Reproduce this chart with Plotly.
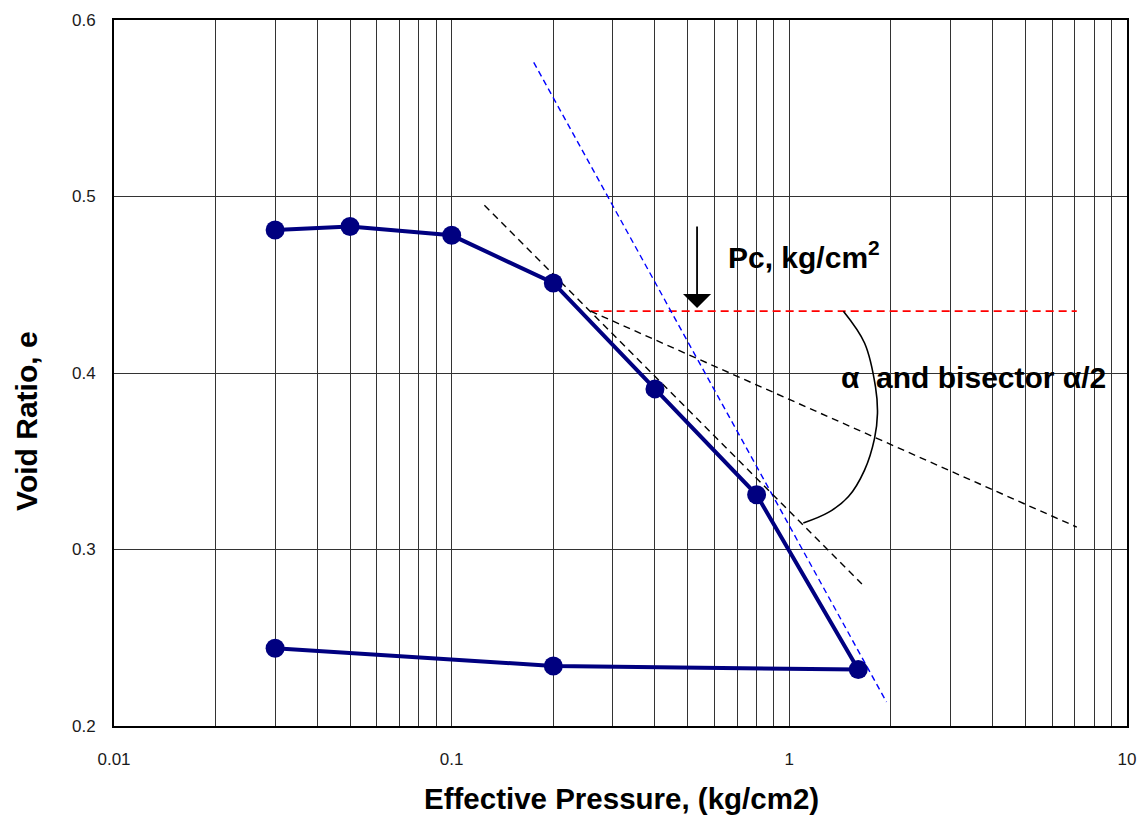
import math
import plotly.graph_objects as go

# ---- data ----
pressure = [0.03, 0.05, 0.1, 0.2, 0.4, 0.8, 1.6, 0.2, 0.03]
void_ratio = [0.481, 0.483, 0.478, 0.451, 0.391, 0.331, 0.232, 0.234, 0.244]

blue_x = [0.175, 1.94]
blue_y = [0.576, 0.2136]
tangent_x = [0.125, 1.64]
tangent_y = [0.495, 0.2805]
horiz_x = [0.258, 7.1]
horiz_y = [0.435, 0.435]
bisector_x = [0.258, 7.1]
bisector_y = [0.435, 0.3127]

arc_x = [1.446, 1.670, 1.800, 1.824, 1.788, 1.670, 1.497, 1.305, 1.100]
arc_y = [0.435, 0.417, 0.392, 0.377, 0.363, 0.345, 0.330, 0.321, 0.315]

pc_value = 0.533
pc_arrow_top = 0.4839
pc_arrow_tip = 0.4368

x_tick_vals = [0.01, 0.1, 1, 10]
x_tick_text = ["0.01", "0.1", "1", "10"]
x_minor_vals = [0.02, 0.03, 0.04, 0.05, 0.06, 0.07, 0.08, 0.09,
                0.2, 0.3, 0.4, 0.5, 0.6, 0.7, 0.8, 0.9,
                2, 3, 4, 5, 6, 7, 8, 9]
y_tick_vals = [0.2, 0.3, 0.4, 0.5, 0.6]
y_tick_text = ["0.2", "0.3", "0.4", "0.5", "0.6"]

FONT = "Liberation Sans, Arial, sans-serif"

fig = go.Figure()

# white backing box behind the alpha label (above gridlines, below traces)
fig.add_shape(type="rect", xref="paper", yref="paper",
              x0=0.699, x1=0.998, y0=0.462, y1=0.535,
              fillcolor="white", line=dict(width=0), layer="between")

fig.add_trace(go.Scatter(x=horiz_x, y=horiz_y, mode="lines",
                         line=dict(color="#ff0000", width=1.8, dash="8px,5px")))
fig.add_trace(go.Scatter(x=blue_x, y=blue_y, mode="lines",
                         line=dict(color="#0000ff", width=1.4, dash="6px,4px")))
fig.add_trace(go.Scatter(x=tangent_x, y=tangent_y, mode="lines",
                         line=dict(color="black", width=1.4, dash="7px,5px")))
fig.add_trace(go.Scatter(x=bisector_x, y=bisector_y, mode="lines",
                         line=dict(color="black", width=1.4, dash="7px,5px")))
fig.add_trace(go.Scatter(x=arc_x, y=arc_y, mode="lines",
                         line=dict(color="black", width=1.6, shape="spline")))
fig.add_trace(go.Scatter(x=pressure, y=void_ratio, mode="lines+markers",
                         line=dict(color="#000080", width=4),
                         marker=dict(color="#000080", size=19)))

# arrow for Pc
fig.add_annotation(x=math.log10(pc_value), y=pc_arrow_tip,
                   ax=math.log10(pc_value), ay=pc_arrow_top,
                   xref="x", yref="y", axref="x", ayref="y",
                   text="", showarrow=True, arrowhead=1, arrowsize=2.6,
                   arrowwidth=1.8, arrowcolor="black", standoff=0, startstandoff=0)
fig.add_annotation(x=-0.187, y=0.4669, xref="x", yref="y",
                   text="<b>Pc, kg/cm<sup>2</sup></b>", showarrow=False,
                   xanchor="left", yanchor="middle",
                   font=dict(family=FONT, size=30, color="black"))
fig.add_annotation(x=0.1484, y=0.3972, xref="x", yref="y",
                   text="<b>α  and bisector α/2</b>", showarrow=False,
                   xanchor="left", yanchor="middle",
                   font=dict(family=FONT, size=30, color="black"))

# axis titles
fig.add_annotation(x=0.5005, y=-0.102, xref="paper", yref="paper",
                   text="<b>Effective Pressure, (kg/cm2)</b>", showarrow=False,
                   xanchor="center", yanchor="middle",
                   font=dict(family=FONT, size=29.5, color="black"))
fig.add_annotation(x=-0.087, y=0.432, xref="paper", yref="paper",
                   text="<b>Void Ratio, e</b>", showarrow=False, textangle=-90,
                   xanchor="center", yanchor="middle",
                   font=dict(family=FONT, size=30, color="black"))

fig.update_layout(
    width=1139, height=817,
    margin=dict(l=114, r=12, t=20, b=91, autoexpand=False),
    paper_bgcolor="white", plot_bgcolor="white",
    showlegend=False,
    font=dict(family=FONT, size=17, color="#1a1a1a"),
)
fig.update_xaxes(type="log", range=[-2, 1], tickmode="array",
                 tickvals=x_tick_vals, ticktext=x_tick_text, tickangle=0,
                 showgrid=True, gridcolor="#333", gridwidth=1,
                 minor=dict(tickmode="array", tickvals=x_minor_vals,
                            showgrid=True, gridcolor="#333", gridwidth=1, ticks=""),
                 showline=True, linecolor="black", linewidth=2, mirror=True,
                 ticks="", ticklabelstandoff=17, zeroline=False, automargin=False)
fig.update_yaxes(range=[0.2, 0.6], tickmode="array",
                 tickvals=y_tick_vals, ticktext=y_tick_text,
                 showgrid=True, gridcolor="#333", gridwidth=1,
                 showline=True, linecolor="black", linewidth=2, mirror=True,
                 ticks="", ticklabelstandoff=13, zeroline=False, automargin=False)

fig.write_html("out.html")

▸ **YOUR GOAL**
Exactly restate the lines from the beginning of the data through the line with "0.232, 0.234, 0.244]", and no others, keeping pictures out.

▸ **RESPONSE FOR THIS EXERCISE**
Reproduce this chart with Plotly.
import math
import plotly.graph_objects as go

# ---- data ----
pressure = [0.03, 0.05, 0.1, 0.2, 0.4, 0.8, 1.6, 0.2, 0.03]
void_ratio = [0.481, 0.483, 0.478, 0.451, 0.391, 0.331, 0.232, 0.234, 0.244]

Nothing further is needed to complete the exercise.